Given task. Write out all the lines again, precisely as they stand, but without the images.

Source records.
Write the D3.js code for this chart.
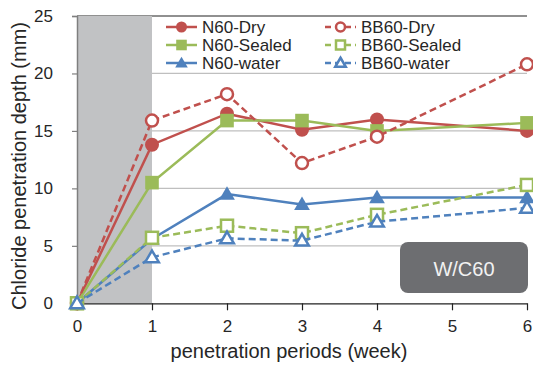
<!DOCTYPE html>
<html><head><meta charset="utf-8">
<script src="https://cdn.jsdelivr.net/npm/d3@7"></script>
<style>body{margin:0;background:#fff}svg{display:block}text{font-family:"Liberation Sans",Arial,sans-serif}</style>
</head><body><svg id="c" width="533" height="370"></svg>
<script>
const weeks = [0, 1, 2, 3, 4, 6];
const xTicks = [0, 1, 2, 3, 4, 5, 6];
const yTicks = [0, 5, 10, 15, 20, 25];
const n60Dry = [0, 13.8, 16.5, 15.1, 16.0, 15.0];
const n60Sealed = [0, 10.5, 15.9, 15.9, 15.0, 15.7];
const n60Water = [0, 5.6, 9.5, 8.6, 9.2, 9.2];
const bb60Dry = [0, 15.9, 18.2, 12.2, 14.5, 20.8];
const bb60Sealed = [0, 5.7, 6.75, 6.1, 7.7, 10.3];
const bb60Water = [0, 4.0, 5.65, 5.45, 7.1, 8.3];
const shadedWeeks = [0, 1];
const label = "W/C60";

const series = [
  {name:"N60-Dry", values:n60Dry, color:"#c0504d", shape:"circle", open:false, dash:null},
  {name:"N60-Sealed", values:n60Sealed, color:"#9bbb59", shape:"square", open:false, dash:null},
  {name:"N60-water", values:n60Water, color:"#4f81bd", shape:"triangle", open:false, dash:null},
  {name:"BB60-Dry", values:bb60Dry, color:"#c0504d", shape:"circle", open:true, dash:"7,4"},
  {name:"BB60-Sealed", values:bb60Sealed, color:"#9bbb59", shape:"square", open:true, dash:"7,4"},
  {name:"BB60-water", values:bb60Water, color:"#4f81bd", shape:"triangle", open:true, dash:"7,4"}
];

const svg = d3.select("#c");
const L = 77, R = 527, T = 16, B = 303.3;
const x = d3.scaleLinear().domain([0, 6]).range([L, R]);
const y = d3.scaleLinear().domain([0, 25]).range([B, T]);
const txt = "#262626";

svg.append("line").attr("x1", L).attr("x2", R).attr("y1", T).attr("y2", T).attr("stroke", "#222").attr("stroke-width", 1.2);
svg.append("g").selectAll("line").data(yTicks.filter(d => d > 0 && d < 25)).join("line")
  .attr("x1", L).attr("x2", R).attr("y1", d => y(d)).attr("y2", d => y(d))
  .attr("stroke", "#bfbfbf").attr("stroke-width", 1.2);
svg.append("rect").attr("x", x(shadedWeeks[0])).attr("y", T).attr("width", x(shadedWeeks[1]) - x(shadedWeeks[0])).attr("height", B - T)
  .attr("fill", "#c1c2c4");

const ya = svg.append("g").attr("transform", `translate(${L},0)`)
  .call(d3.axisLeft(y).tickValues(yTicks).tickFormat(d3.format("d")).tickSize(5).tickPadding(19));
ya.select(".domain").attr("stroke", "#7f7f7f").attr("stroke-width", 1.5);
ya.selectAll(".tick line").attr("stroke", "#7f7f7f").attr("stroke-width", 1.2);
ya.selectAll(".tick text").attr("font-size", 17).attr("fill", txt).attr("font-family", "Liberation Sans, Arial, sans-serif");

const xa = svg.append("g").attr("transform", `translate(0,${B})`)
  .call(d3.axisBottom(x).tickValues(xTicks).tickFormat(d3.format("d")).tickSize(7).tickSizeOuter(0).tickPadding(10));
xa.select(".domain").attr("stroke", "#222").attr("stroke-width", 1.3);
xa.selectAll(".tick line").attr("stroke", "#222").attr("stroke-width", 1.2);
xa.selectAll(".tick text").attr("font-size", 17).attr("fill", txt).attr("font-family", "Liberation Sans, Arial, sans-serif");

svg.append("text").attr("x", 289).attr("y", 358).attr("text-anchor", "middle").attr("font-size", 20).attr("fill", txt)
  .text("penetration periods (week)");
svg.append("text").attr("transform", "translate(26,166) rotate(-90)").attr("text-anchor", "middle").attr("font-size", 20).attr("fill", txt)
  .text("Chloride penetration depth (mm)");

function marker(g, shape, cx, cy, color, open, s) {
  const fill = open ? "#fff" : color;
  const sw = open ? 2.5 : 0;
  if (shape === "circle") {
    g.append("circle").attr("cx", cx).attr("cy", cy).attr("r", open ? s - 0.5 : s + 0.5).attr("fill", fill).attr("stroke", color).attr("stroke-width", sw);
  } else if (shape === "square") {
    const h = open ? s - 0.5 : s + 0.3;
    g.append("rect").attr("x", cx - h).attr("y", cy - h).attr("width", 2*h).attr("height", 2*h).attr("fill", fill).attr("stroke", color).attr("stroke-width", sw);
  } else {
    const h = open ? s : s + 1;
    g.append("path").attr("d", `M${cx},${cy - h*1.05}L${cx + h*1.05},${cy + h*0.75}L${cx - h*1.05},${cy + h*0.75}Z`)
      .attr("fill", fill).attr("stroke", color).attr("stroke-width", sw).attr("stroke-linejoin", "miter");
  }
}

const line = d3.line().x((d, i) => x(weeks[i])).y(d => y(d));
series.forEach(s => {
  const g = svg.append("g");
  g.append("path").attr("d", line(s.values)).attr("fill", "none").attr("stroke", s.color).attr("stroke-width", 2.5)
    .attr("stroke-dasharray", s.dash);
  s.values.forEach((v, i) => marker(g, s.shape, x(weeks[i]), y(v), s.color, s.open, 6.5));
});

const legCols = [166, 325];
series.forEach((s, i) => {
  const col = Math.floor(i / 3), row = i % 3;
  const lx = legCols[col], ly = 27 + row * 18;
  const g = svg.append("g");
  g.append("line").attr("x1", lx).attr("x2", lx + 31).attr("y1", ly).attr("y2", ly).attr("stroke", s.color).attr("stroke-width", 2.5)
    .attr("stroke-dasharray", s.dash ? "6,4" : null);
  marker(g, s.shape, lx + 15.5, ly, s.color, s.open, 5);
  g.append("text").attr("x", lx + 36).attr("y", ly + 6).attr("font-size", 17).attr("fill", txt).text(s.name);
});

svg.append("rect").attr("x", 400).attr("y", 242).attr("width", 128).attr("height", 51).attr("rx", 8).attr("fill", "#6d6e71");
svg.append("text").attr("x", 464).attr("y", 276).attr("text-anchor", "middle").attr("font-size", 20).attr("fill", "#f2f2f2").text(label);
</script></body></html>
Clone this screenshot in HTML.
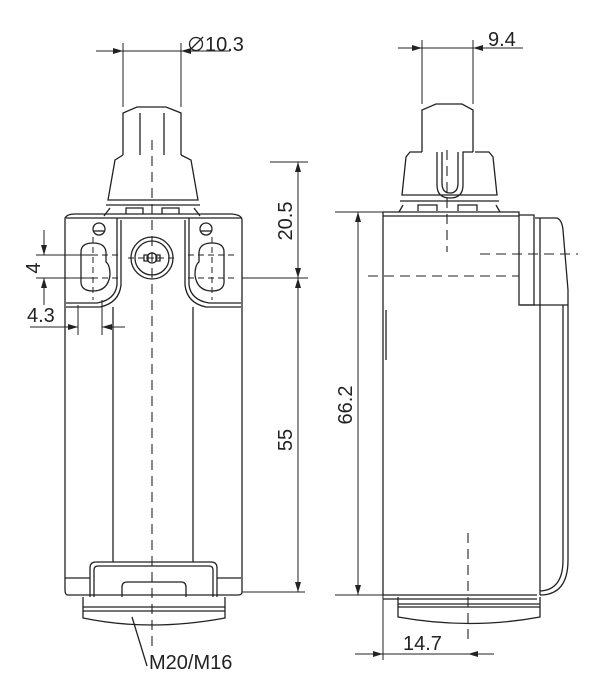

Reply.
Write the D3.js code for this chart.
<!DOCTYPE html>
<html><head><meta charset="utf-8">
<script src="https://cdn.jsdelivr.net/npm/d3@7"></script>
<style>body{margin:0;background:#fff}svg{display:block}text{font-family:"Liberation Sans",Arial,sans-serif}</style>
</head><body><svg id="c" width="533" height="370"></svg>
<script>
const weeks = [0, 1, 2, 3, 4, 6];
const xTicks = [0, 1, 2, 3, 4, 5, 6];
const yTicks = [0, 5, 10, 15, 20, 25];
const n60Dry = [0, 13.8, 16.5, 15.1, 16.0, 15.0];
const n60Sealed = [0, 10.5, 15.9, 15.9, 15.0, 15.7];
const n60Water = [0, 5.6, 9.5, 8.6, 9.2, 9.2];
const bb60Dry = [0, 15.9, 18.2, 12.2, 14.5, 20.8];
const bb60Sealed = [0, 5.7, 6.75, 6.1, 7.7, 10.3];
const bb60Water = [0, 4.0, 5.65, 5.45, 7.1, 8.3];
const shadedWeeks = [0, 1];
const label = "W/C60";

const series = [
  {name:"N60-Dry", values:n60Dry, color:"#c0504d", shape:"circle", open:false, dash:null},
  {name:"N60-Sealed", values:n60Sealed, color:"#9bbb59", shape:"square", open:false, dash:null},
  {name:"N60-water", values:n60Water, color:"#4f81bd", shape:"triangle", open:false, dash:null},
  {name:"BB60-Dry", values:bb60Dry, color:"#c0504d", shape:"circle", open:true, dash:"7,4"},
  {name:"BB60-Sealed", values:bb60Sealed, color:"#9bbb59", shape:"square", open:true, dash:"7,4"},
  {name:"BB60-water", values:bb60Water, color:"#4f81bd", shape:"triangle", open:true, dash:"7,4"}
];

const svg = d3.select("#c");
const L = 77, R = 527, T = 16, B = 303.3;
const x = d3.scaleLinear().domain([0, 6]).range([L, R]);
const y = d3.scaleLinear().domain([0, 25]).range([B, T]);
const txt = "#262626";

svg.append("line").attr("x1", L).attr("x2", R).attr("y1", T).attr("y2", T).attr("stroke", "#222").attr("stroke-width", 1.2);
svg.append("g").selectAll("line").data(yTicks.filter(d => d > 0 && d < 25)).join("line")
  .attr("x1", L).attr("x2", R).attr("y1", d => y(d)).attr("y2", d => y(d))
  .attr("stroke", "#bfbfbf").attr("stroke-width", 1.2);
svg.append("rect").attr("x", x(shadedWeeks[0])).attr("y", T).attr("width", x(shadedWeeks[1]) - x(shadedWeeks[0])).attr("height", B - T)
  .attr("fill", "#c1c2c4");

const ya = svg.append("g").attr("transform", `translate(${L},0)`)
  .call(d3.axisLeft(y).tickValues(yTicks).tickFormat(d3.format("d")).tickSize(5).tickPadding(19));
ya.select(".domain").attr("stroke", "#7f7f7f").attr("stroke-width", 1.5);
ya.selectAll(".tick line").attr("stroke", "#7f7f7f").attr("stroke-width", 1.2);
ya.selectAll(".tick text").attr("font-size", 17).attr("fill", txt).attr("font-family", "Liberation Sans, Arial, sans-serif");

const xa = svg.append("g").attr("transform", `translate(0,${B})`)
  .call(d3.axisBottom(x).tickValues(xTicks).tickFormat(d3.format("d")).tickSize(7).tickSizeOuter(0).tickPadding(10));
xa.select(".domain").attr("stroke", "#222").attr("stroke-width", 1.3);
xa.selectAll(".tick line").attr("stroke", "#222").attr("stroke-width", 1.2);
xa.selectAll(".tick text").attr("font-size", 17).attr("fill", txt).attr("font-family", "Liberation Sans, Arial, sans-serif");

svg.append("text").attr("x", 289).attr("y", 358).attr("text-anchor", "middle").attr("font-size", 20).attr("fill", txt)
  .text("penetration periods (week)");
svg.append("text").attr("transform", "translate(26,166) rotate(-90)").attr("text-anchor", "middle").attr("font-size", 20).attr("fill", txt)
  .text("Chloride penetration depth (mm)");

function marker(g, shape, cx, cy, color, open, s) {
  const fill = open ? "#fff" : color;
  const sw = open ? 2.5 : 0;
  if (shape === "circle") {
    g.append("circle").attr("cx", cx).attr("cy", cy).attr("r", open ? s - 0.5 : s + 0.5).attr("fill", fill).attr("stroke", color).attr("stroke-width", sw);
  } else if (shape === "square") {
    const h = open ? s - 0.5 : s + 0.3;
    g.append("rect").attr("x", cx - h).attr("y", cy - h).attr("width", 2*h).attr("height", 2*h).attr("fill", fill).attr("stroke", color).attr("stroke-width", sw);
  } else {
    const h = open ? s : s + 1;
    g.append("path").attr("d", `M${cx},${cy - h*1.05}L${cx + h*1.05},${cy + h*0.75}L${cx - h*1.05},${cy + h*0.75}Z`)
      .attr("fill", fill).attr("stroke", color).attr("stroke-width", sw).attr("stroke-linejoin", "miter");
  }
}

const line = d3.line().x((d, i) => x(weeks[i])).y(d => y(d));
series.forEach(s => {
  const g = svg.append("g");
  g.append("path").attr("d", line(s.values)).attr("fill", "none").attr("stroke", s.color).attr("stroke-width", 2.5)
    .attr("stroke-dasharray", s.dash);
  s.values.forEach((v, i) => marker(g, s.shape, x(weeks[i]), y(v), s.color, s.open, 6.5));
});

const legCols = [166, 325];
series.forEach((s, i) => {
  const col = Math.floor(i / 3), row = i % 3;
  const lx = legCols[col], ly = 27 + row * 18;
  const g = svg.append("g");
  g.append("line").attr("x1", lx).attr("x2", lx + 31).attr("y1", ly).attr("y2", ly).attr("stroke", s.color).attr("stroke-width", 2.5)
    .attr("stroke-dasharray", s.dash ? "6,4" : null);
  marker(g, s.shape, lx + 15.5, ly, s.color, s.open, 5);
  g.append("text").attr("x", lx + 36).attr("y", ly + 6).attr("font-size", 17).attr("fill", txt).text(s.name);
});

svg.append("rect").attr("x", 400).attr("y", 242).attr("width", 128).attr("height", 51).attr("rx", 8).attr("fill", "#6d6e71");
svg.append("text").attr("x", 464).attr("y", 276).attr("text-anchor", "middle").attr("font-size", 20).attr("fill", "#f2f2f2").text(label);
</script></body></html>
Clone this screenshot in HTML.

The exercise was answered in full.